Dans les Métamorphoses Ovide évoque lemythe de Pygmalion et de Galathée.

Si ce mythe pouvait avoir un jour quelque réalité et si les statues pouvaient prendre soudain la parole, nous aurions alors le bonheur d’entendre ici, à nouveau, la voix de Pierre Pflimlin…

Cette voix qui savait évoquer comme personne l’histoire de Strasbourg, convoquant tour à tour Erasme de Rotterdam et Jacques Sturm en d’improbables colloques,

-cette voix qui savait parler, avec finesse et intelligence, du destin de la France et de celui de l’Europe,

-cette voix qui savait moduler chacune des nuances de notre langue française pour en exprimer les plus insoupçonnables ressources,

-cette voix qui savait convaincre, cette voix qui savait expliquer,

-cette voix qui tour à tour savait se faire sévère ou riante,

-cette voix … Strasbourg et l’Europe s’en souviennent avec nostalgie…

Et, fait si important ici il pratiquait avec la même science et le même bonheur la langue allemande et étonnait ainsi nos voisins d’outre Rhin.

Pierre Pflimlin savait parler à ses contemporains comme un orateur hors pair.

Il avait pour lui, le style, l’intelligence, la culture, la conviction, quatre vertus requises par Cicéron aussi bien que par Bossuet, pour donner à chaque mot son sens et sa portée.

Il inscrivait aussi son discours, sa réflexion et ses actions dans l’histoire longue, celle qui passe les années et les siècles, celle qui abolit les frontières, survole les pays, rêve d’Europe pour totalement servir l’idéal humaniste auquel elle aspire…

La longue suite des Ammeister et des Maires qui présidèrent aux destinées de Strasbourg au long des siècles trouve son origine au Moyen Age, au mois de mars 1262, au moment où les Strasbourgeois s’émancipèrent de la tutelle de leur évêque pour prendre eux-mêmes en main leur destin : cette bataille de Hausbergen fut l’une des toutes premières révolutions démocratiques d’Europe…

Plus de sept siècles nous séparent de 1262, c’est-à-dire 745 années, près de quarante générations de Strasbourgeois.

Et, de tous ceux qui, pendant ces siècles, se succédèrent comme Ammeister et maires (les Schwarber, les Sturm, les De Dietrich), Pierre Pflimlin fut celui qui resta le plus longtemps à la tête de la ville. Il fut celui qui transforma de manière profonde la physionomie de notre agglomération, lui conférant réellement ce qu’elle a de plus inestimable à nos yeux aujourd’hui : sa dimension européenne…

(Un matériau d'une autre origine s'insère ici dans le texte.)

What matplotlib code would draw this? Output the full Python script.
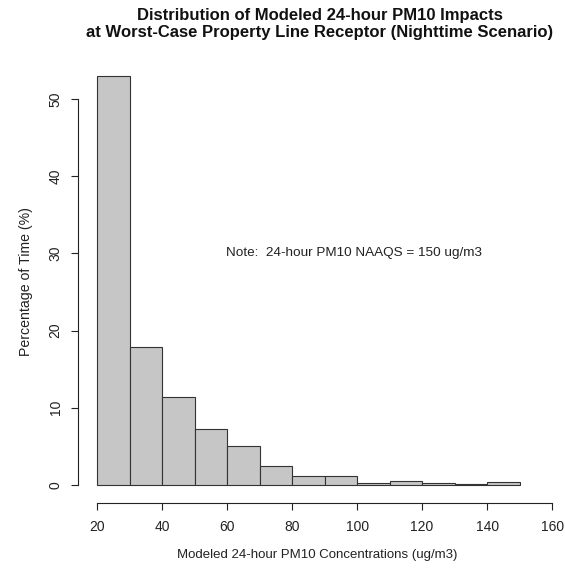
import matplotlib
matplotlib.use("Agg")
import matplotlib.pyplot as plt
import numpy as np

plt.rcParams['font.family'] = ['Liberation Sans', 'DejaVu Sans']

# Data
bin_edges = [20, 30, 40, 50, 60, 70, 80, 90, 100, 110, 120, 130, 140, 150]
percent = [53.0, 17.9, 11.4, 7.3, 5.05, 2.45, 1.15, 1.15, 0.3, 0.5, 0.25, 0.1, 0.35]
x_ticks = [20, 40, 60, 80, 100, 120, 140, 160]
y_ticks = [0, 10, 20, 30, 40, 50]

title = "Distribution of Modeled 24-hour PM10 Impacts\nat Worst-Case Property Line Receptor (Nighttime Scenario)"
xlabel = "Modeled 24-hour PM10 Concentrations (ug/m3)"
ylabel = "Percentage of Time (%)"
note = "Note:  24-hour PM10 NAAQS = 150 ug/m3"

W, H = 565, 575
fig = plt.figure(figsize=(W / 100, H / 100), dpi=100)
L, R, T, B = 78, 556, 60, 503
ax = fig.add_axes([L / W, 1 - B / H, (R - L) / W, (B - T) / H])

widths = np.diff(bin_edges)
ax.bar(bin_edges[:-1], percent, width=widths, align='edge',
       facecolor='#c6c6c6', edgecolor='#333333', linewidth=0.8)

ax.set_xlim(14.15, 161.2)
ax.set_ylim(-2.33, 55.05)

for s in ['top', 'right']:
    ax.spines[s].set_visible(False)
ax.spines['left'].set_bounds(0, 50)
ax.spines['bottom'].set_bounds(20, 160)
ax.spines['left'].set_color('#222222')
ax.spines['bottom'].set_color('#222222')

ax.set_xticks(x_ticks)
ax.set_yticks(y_ticks)
ax.tick_params(axis='both', direction='out', length=5, labelsize=10, colors='#222222', width=0.8)
ax.tick_params(axis='x', pad=7)
ax.tick_params(axis='y', pad=6)
for lab in ax.get_yticklabels():
    lab.set_rotation(90)
    lab.set_va('center')

ax.set_xlabel(xlabel, fontsize=9.5, labelpad=11, color='#222222')
ax.set_ylabel(ylabel, fontsize=10.2, labelpad=11, color='#222222')

ax.text(99, 30, note, fontsize=9.7, ha='center', va='center', color='#222222')

fig.text(320 / W, 1 - 24 / H, title, ha='center', va='center', fontsize=12,
         fontweight='bold', linespacing=1.15, color='#111111')

fig.savefig('out.png', dpi=100)
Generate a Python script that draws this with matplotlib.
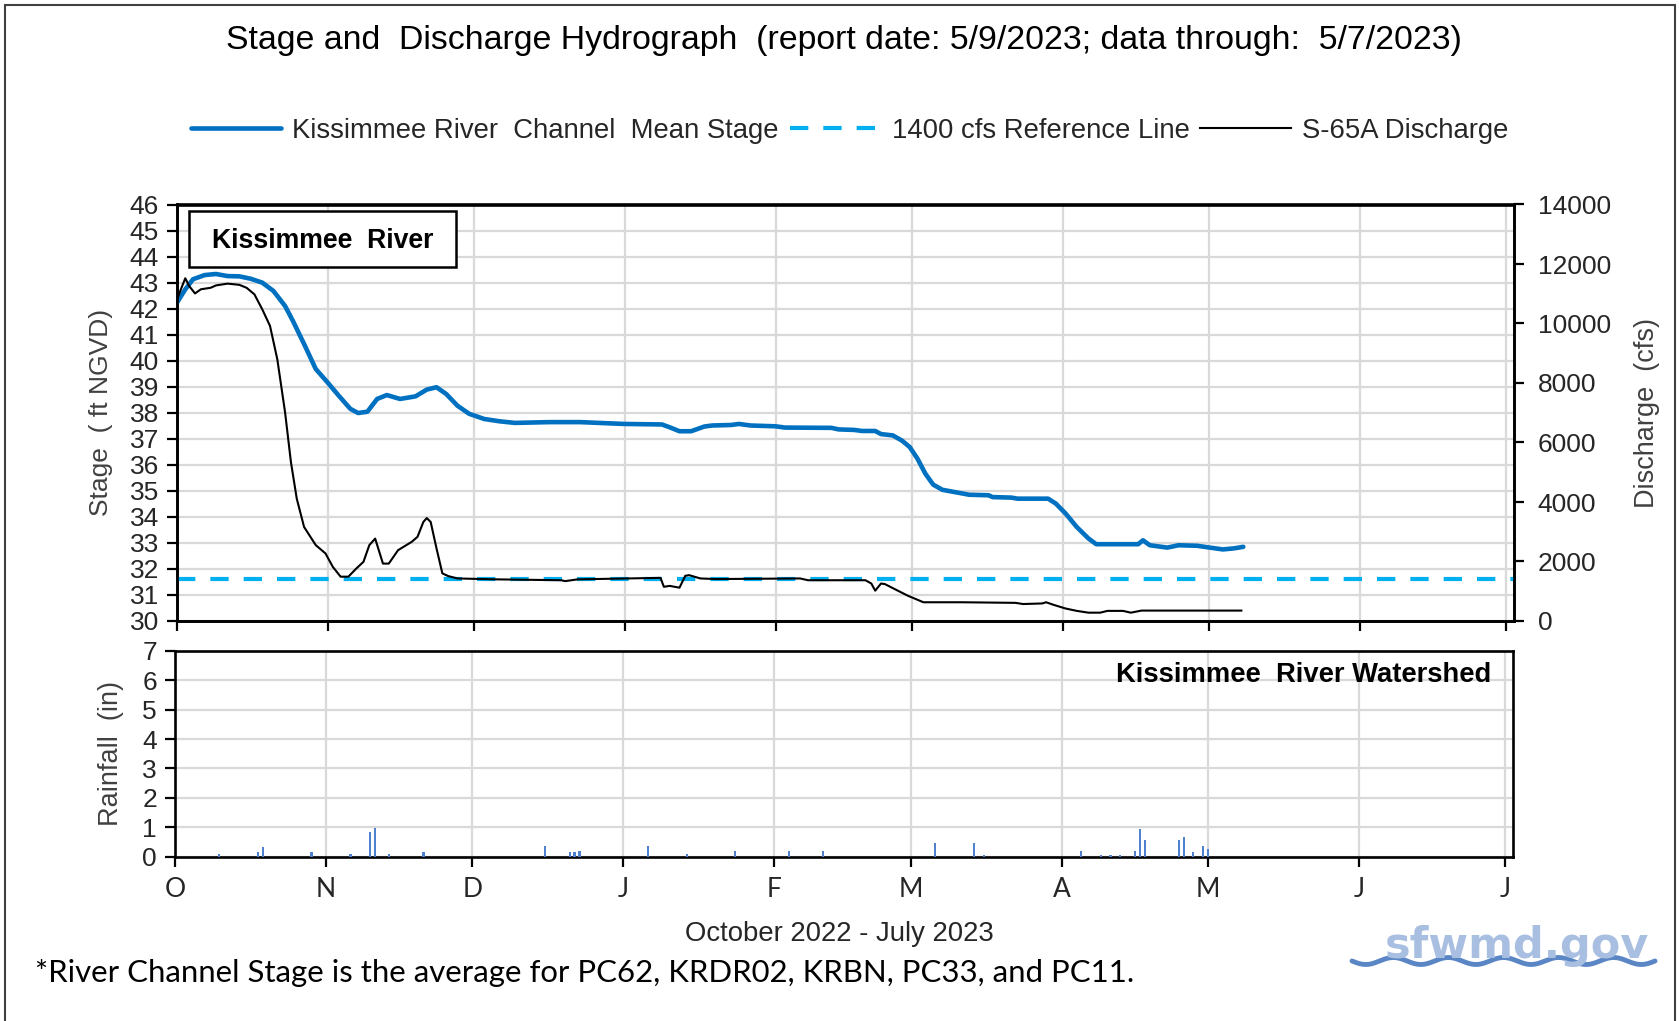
import numpy as np
import matplotlib
matplotlib.use("Agg")
import matplotlib.pyplot as plt
from matplotlib.patches import Rectangle
from matplotlib.lines import Line2D

plt.rcParams['font.family'] = ['Liberation Sans', 'DejaVu Sans']

# x values are days since 1 Oct 2022
stage_day = [0, 1.7, 3.3, 5.7, 8, 10.4, 12.8, 15.1, 17.5, 19.8, 22.2, 23.8, 26.1, 28.5,
             30.9, 33.2, 35.6, 37.2, 39.1, 41.1, 43.1, 45.8, 49, 51.3, 53.3, 55.3, 57.6,
             60, 63.1, 66.3, 69.4, 76.5, 82.8, 91.8, 99.6, 101.2, 103.2, 105.6, 108.3,
             109.9, 113.8, 115.4, 117.8, 122.9, 124.9, 134.4, 135.9, 139.1, 140.7, 143.4,
             144.6, 147, 148.9, 150.5, 152.1, 153.7, 155.3, 157.2, 160.4, 162.7, 166.7,
             167.5, 171.4, 172.6, 178.9, 180.5, 182.5, 184.8, 187.2, 188.8, 197.4, 198.4,
             199.8, 203.4, 205.7, 209.5, 212.5, 214.8, 217.1, 219]
stage = [42.23, 42.74, 43.13, 43.29, 43.33, 43.25, 43.24, 43.15, 43.0, 42.68, 42.1, 41.53,
         40.64, 39.68, 39.17, 38.66, 38.15, 37.99, 38.04, 38.53, 38.68, 38.53, 38.63, 38.89,
         38.98, 38.72, 38.27, 37.96, 37.76, 37.67, 37.61, 37.64, 37.64, 37.57, 37.55, 37.44,
         37.29, 37.29, 37.47, 37.51, 37.53, 37.57, 37.51, 37.48, 37.43, 37.42, 37.36, 37.34,
         37.30, 37.30, 37.18, 37.13, 36.93, 36.68, 36.23, 35.66, 35.24, 35.04, 34.93, 34.85,
         34.83, 34.76, 34.74, 34.70, 34.70, 34.51, 34.13, 33.61, 33.17, 32.95, 32.95, 33.1,
         32.91, 32.82, 32.91, 32.89, 32.81, 32.75, 32.79, 32.85]

flow_day = [0, 0.8, 1.7, 2.5, 3.7, 4.9, 6.9, 8, 10.4, 12.8, 14.3, 15.9, 17.5, 19.1, 20.6,
            22.2, 23.4, 24.6, 26.1, 28.5, 30.5, 32, 33.6, 35.2, 36.8, 38.3, 39.5, 40.7,
            42.3, 43.5, 45.4, 48.2, 49.4, 50.6, 51.3, 52.1, 53.3, 54.5, 55.7, 57.6, 65.5,
            78.9, 79.7, 82.3, 99.3, 100, 101.2, 103.2, 104.4, 105.2, 107.5, 110.7, 128,
            129.6, 141.4, 142.6, 143.4, 144.6, 145.4, 147.8, 150.1, 151.7, 153.3, 161.2,
            172.2, 173.8, 177.7, 178.5, 180.1, 182.5, 184.8, 187.2, 189.6, 191.1, 194.3,
            195.9, 198.1, 218.6]
flow = [10800, 11150, 11520, 11260, 11010, 11150, 11200, 11280, 11340, 11300, 11200, 10980,
        10480, 9920, 8800, 7010, 5340, 4110, 3160, 2550, 2270, 1820, 1490, 1490, 1760, 1990,
        2550, 2770, 1930, 1930, 2380, 2660, 2830, 3330, 3460, 3330, 2440, 1600, 1510, 1430,
        1400, 1370, 1340, 1400, 1450, 1150, 1180, 1120, 1520, 1540, 1430, 1410, 1430, 1370,
        1370, 1260, 1020, 1260, 1240, 1040, 850, 740, 630, 630, 610, 570, 590, 630, 540,
        420, 340, 280, 280, 340, 340, 280, 350, 350]

ref_flow = 1400

rain_day = [9, 17, 18, 28, 36, 40, 41, 44, 51, 76, 81, 82, 83, 97, 105, 115, 126, 133,
            156, 164, 166, 186, 190, 192, 194, 197, 198, 199, 206, 207, 209, 211, 212]
rain = [0.08, 0.14, 0.31, 0.14, 0.08, 0.85, 0.97, 0.08, 0.14, 0.37, 0.14, 0.14, 0.2, 0.37,
        0.08, 0.2, 0.2, 0.2, 0.48, 0.48, 0.06, 0.2, 0.06, 0.06, 0.06, 0.2, 0.95, 0.55,
        0.55, 0.67, 0.14, 0.37, 0.26]

month_labels = ['O', 'N', 'D', 'J', 'F', 'M', 'A', 'M', 'J', 'J']
month_starts = np.array(['2022-10-01', '2022-11-01', '2022-12-01', '2023-01-01', '2023-02-01',
                         '2023-03-01', '2023-04-01', '2023-05-01', '2023-06-01', '2023-07-01'],
                        dtype='datetime64[D]')
month_pos = (month_starts - month_starts[0]).astype(int)

blue = '#0070C0'
light_blue = '#00B0F0'
grid_c = '#D9D9D9'
txt = '#262626'
xmax = 274.6

fig = plt.figure(figsize=(16.79, 10.21), dpi=100)
W, H = 1679, 1021

ax1 = fig.add_axes([177 / W, 1 - 621 / H, (1514 - 177) / W, (621 - 204.5) / H])
ax2 = ax1.twinx()
ax3 = fig.add_axes([175 / W, 1 - 856.6 / H, (1513 - 175) / W, (856.6 - 651) / H])

# --- stage / discharge panel ---
ax1.plot(stage_day, stage, color=blue, lw=3.3, solid_capstyle='round',
         label='Kissimmee River  Channel  Mean Stage', zorder=3)
ax2.axhline(ref_flow, color=light_blue, lw=3.0, dashes=(4.4, 3.6),
            label='1400 cfs Reference Line')
ax2.plot(flow_day, flow, color='black', lw=1.5, label='S-65A Discharge')

ax1.set_xlim(0, xmax)
ax1.set_ylim(30, 46)
ax2.set_ylim(0, 14000)
ax1.set_yticks(range(30, 47))
ax2.set_yticks(range(0, 14001, 2000))
ax1.set_xticks(month_pos)
ax1.set_xticklabels([])
ax1.grid(True, color=grid_c, lw=1.6)
ax1.set_axisbelow(True)

for a in (ax1, ax2):
    for s in a.spines.values():
        s.set_linewidth(1.9)
    a.tick_params(direction='out', length=7, width=1.6, labelsize=19, colors='black',
                  labelcolor=txt)
ax1.tick_params(axis='y', pad=6)
ax2.tick_params(axis='y', pad=10)

ax1.set_ylabel('Stage  ( ft NGVD)', fontsize=19, color='#404040', labelpad=12)
ax2.set_ylabel('Discharge  (cfs)', fontsize=19.5, color='#404040', labelpad=17)

ax1.add_patch(Rectangle((0.0093, 0.851), 0.1994, 0.1334, transform=ax1.transAxes,
                        facecolor='white', edgecolor='black', lw=1.8, zorder=5))
ax1.text(0.109, 0.912, 'Kissimmee  River', transform=ax1.transAxes, ha='center',
         va='center', fontsize=19.2, fontweight='bold', color='black', zorder=6)

# --- rainfall panel ---
ax3.bar(rain_day, rain, width=0.45, color='#4F81CF', zorder=3)
ax3.set_xlim(0, xmax)
ax3.set_ylim(0, 7)
ax3.set_yticks(range(0, 8))
ax3.set_xticks(month_pos)
ax3.set_xticklabels(month_labels, fontfamily='Lato', fontsize=19)
ax3.grid(True, color=grid_c, lw=1.6)
ax3.set_axisbelow(True)
for s in ax3.spines.values():
    s.set_linewidth(1.9)
ax3.tick_params(direction='out', length=7, width=1.6, labelsize=19, colors='black',
                labelcolor=txt)
ax3.tick_params(axis='y', pad=6)
ax3.tick_params(axis='x', pad=8, labelsize=19)
ax3.set_ylabel('Rainfall  (in)', fontsize=19.5, color='#404040', labelpad=13)
ax3.text(0.984, 0.885, 'Kissimmee  River Watershed', transform=ax3.transAxes, ha='right',
         va='center', fontsize=19.7, fontweight='bold', color='black')

# --- figure texts ---
fig.text(0.5026, 1 - 40.7 / H,
         'Stage and  Discharge Hydrograph  (report date: 5/9/2023; data through:  5/7/2023)',
         ha='center', va='center', fontsize=24.4, color='black')
h1, l1 = ax1.get_legend_handles_labels()
h2, l2 = ax2.get_legend_handles_labels()
fig.legend(h1 + h2, l1 + l2, loc='center', bbox_to_anchor=(0.506, 1 - 130.6 / H), ncol=3,
           frameon=False, fontsize=19.8, handlelength=3.3, handletextpad=0.4,
           columnspacing=0.4, labelcolor=txt)
fig.text(0.5, 1 - 934 / H, 'October 2022 - July 2023', ha='center', va='center',
         fontsize=19.8, color=txt)
fig.text(35 / W, 1 - 973 / H,
         '*River Channel Stage is the average for PC62, KRDR02, KRBN, PC33, and PC11.',
         ha='left', va='center', fontsize=22.4, fontfamily='Lato', color='black')

# logo
fig.text(1517 / W, 1 - 946 / H, 'sfwmd.gov', ha='center', va='center', fontsize=31,
         fontweight='heavy', color='#A8BFE2', fontfamily='DejaVu Sans')
wx = np.linspace(1352, 1655, 200)
wy = 961 + 3.5 * np.sin((wx - 1352) / 303 * 2 * np.pi * 5.5)
fig.add_artist(Line2D(wx / W, 1 - wy / H, transform=fig.transFigure, color='#5B86C5',
                      lw=3.5, solid_capstyle='round'))

# outer frame
fig.add_artist(Rectangle((5 / W, -0.02), (1675 - 5) / W, 1.02 - 5 / H, transform=fig.transFigure,
                         fill=False, edgecolor='#404040', lw=1.5))

fig.savefig('out.png', dpi=100, facecolor='white')
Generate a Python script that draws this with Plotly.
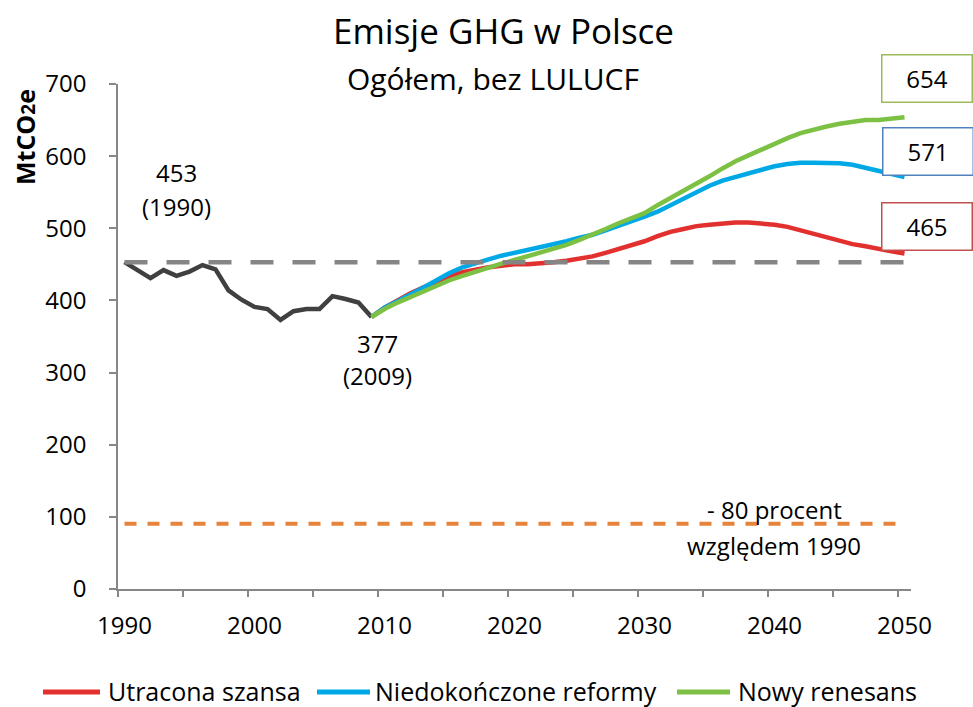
import plotly.graph_objects as go

# ---------------- data ----------------
hist_years = list(range(1990, 2010))
hist_values = [453, 442, 431, 442, 434, 440, 449, 443, 414, 401,
               391, 388, 373, 385, 388, 388, 406, 402, 397, 377]

scen_years = list(range(2009, 2051))
utracona_szansa = [377, 390, 400, 410, 418, 426, 433, 439, 443, 446,
                   448, 450, 450, 451, 453, 455, 458, 461, 466, 471,
                   476, 482, 489, 495, 499, 503, 505, 507, 508, 508,
                   507, 505, 502, 497, 492, 487, 482, 478, 475, 471,
                   468, 465]
niedokonczone_reformy = [377, 390, 399, 408, 418, 428, 438, 446, 452, 457,
                         462, 466, 469, 473, 477, 482, 487, 491, 497, 503,
                         510, 516, 523, 532, 541, 550, 559, 566, 571, 576,
                         581, 586, 589, 591, 591, 591, 590, 588, 584, 579,
                         575, 571]
nowy_renesans = [377, 388, 397, 405, 412, 420, 428, 434, 440, 446,
                 451, 456, 461, 466, 471, 477, 484, 491, 499, 507,
                 514, 521, 532, 542, 552, 561, 572, 583, 593, 601,
                 609, 618, 625, 632, 637, 641, 645, 648, 650, 650,
                 652, 654]

ref_years = [1990, 2050]
level_1990 = [453, 453]
target_minus80 = [90.6, 90.6]

series_names = ["Utracona szansa", "Niedokończone reformy", "Nowy renesans"]
end_labels = ["465", "571", "654"]

x_tick_values = [1990, 2000, 2010, 2020, 2030, 2040, 2050]
x_tick_labels = ["1990", "2000", "2010", "2020", "2030", "2040", "2050"]
y_tick_values = [0, 100, 200, 300, 400, 500, 600, 700]

# ---------------- layout helpers ----------------
W, H = 973, 707
L, R, T, B = 118, 911, 84, 589   # plot area in page pixels


def px_x(px):
    return (px - L) / (R - L)


def px_y(py):
    return (B - py) / (B - T)


FONT = "Open Sans"
RED = "#E2302E"
BLUE = "#00A9E6"
GREEN = "#7CC143"
HIST = "#404040"
GRAY = "#858585"
ORANGE = "#E5843A"
AXIS = "#878787"
series_colors = [RED, BLUE, GREEN]

fig = go.Figure()

fig.add_trace(go.Scatter(x=hist_years, y=hist_values, mode="lines",
                         line=dict(color=HIST, width=4.5), showlegend=False,
                         hoverinfo="skip"))
for name, vals, col in zip(series_names,
                           [utracona_szansa, niedokonczone_reformy, nowy_renesans],
                           series_colors):
    fig.add_trace(go.Scatter(x=scen_years, y=vals, mode="lines", name=name,
                             line=dict(color=col, width=4.5), showlegend=False))

fig.add_trace(go.Scatter(x=ref_years, y=level_1990, mode="lines",
                         line=dict(color=GRAY, width=4.5, dash="23px,19px"),
                         showlegend=False, hoverinfo="skip"))
fig.add_trace(go.Scatter(x=ref_years, y=target_minus80, mode="lines",
                         line=dict(color=ORANGE, width=4, dash="12px,11px"),
                         showlegend=False, hoverinfo="skip"))

annotations = []
shapes = []


def txt(text, px, py, size=24, color="black", bold=False, anchor="center", **kw):
    if bold:
        text = "<b>" + text + "</b>"
    annotations.append(dict(text=text, x=px_x(px), y=px_y(py), xref="paper",
                            yref="paper", showarrow=False,
                            xanchor=anchor, yanchor="middle",
                            font=dict(family=FONT, size=size, color=color), **kw))


txt("Emisje GHG w Polsce", 503, 31, size=35)
txt("Ogółem, bez LULUCF", 493, 78, size=30)
txt("MtCO<span style='font-size:19px'>2</span>e", 25, 137, size=25, bold=True,
    textangle=-90)
txt("453", 176, 172, size=24)
txt("(1990)", 176, 206, size=24)
txt("377", 377, 343, size=24)
txt("(2009)", 377, 375, size=24)
txt("- 80 procent", 774, 509, size=24)
txt("względem 1990", 774, 545, size=24)

box_specs = [(end_labels[2], 926.5, 78, "#9BBB59"),
             (end_labels[1], 927.5, 151, "#4F81BD"),
             (end_labels[0], 926.5, 226.3, "#C0504D")]
for label, bx, by, bc in box_specs:
    txt(label, bx, by, size=24, bordercolor=bc, borderwidth=1.5,
        borderpad=2, width=85, height=42, bgcolor="white")

# manual legend (line sample + label)
legend_items = [(43, 100, 106), (317, 370, 373), (677, 730, 736)]
for (x0, x1, xt), name, col in zip(legend_items, series_names, series_colors):
    shapes.append(dict(type="line", xref="paper", yref="paper",
                       x0=px_x(x0), x1=px_x(x1), y0=px_y(692), y1=px_y(692),
                       line=dict(color=col, width=5)))
    txt(name, xt, 691, size=25, anchor="left")

fig.update_layout(
    width=W, height=H,
    margin=dict(l=L, r=W - R, t=T, b=H - B, pad=0, autoexpand=False),
    paper_bgcolor="white", plot_bgcolor="white",
    font=dict(family=FONT, size=24, color="black"),
    showlegend=False,
    annotations=annotations,
    shapes=shapes,
)

fig.update_xaxes(range=[1989.5, 2050.5], tickmode="array",
                 tickvals=x_tick_values, ticktext=x_tick_labels,
                 ticks="", showgrid=False, zeroline=False, automargin=False,
                 showline=True, linecolor=AXIS, linewidth=1.5,
                 ticklabelstandoff=14,
                 tickfont=dict(family=FONT, size=24, color="black"),
                 minor=dict(tickmode="array",
                            tickvals=[1989.5 + 5 * k for k in range(13)],
                            ticks="outside", ticklen=6, tickcolor=AXIS,
                            tickwidth=1.5, showgrid=False))
fig.update_yaxes(range=[0, 700], tickmode="array", tickvals=y_tick_values,
                 ticks="outside", ticklen=7, tickcolor=AXIS, tickwidth=1.5,
                 showgrid=False, zeroline=False, showline=True, automargin=False,
                 linecolor=AXIS, linewidth=1.5, ticklabelstandoff=18,
                 tickfont=dict(family=FONT, size=24, color="black"))

fig.write_html(
    "out.html",
    config={"displayModeBar": False},
    post_script="document.body.style.margin='0px';"
                "document.body.style.overflow='hidden';",
)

Et le regard de Pierre Pflimlin, ce regard fixé aujourd’hui dans le bronze, nous indique le chemin à suivre pour Strasbourg, cette voie européenne qui est notre voie royale…

L’homme d’Etat que fut Pierre Pflimlin est entré, depuis un moment déjà, dans l’histoire.

Le général de Gaulle lui rend, lui-même, un hommage extrêmement significatif lorsqu’il décrit, dans ses Mémoires, l’une des rencontres les plus importantes qu’il ait eu avec des responsables politiques.

Pierre Pflimlin est alors président du Conseil. La République est au bord de la guerre civile. L’agitation politique connaît l’un de ses paroxysmes dont l’histoire de France semble très friande. Et pourtant, le général trouve un homme « calme et digne », c’est-à-dire dans le vocabulaire de De Gaulle un authentique homme d’Etat…

Aujourd’hui, Pierre Pflimlin entre, par cette statue que nous dévoilons, dans le paysage de notre ville.

Ici, dans ce parc de l’Orangerie qu’il aimait, non loin des institutions européennes pour lesquelles il aura tant fait, sa silhouette familière veillera désormais sur Strasbourg avec bienveillance, auprès des Strasbourgeois qui s’inclinent aujourd’hui avec respect devant son souvenir.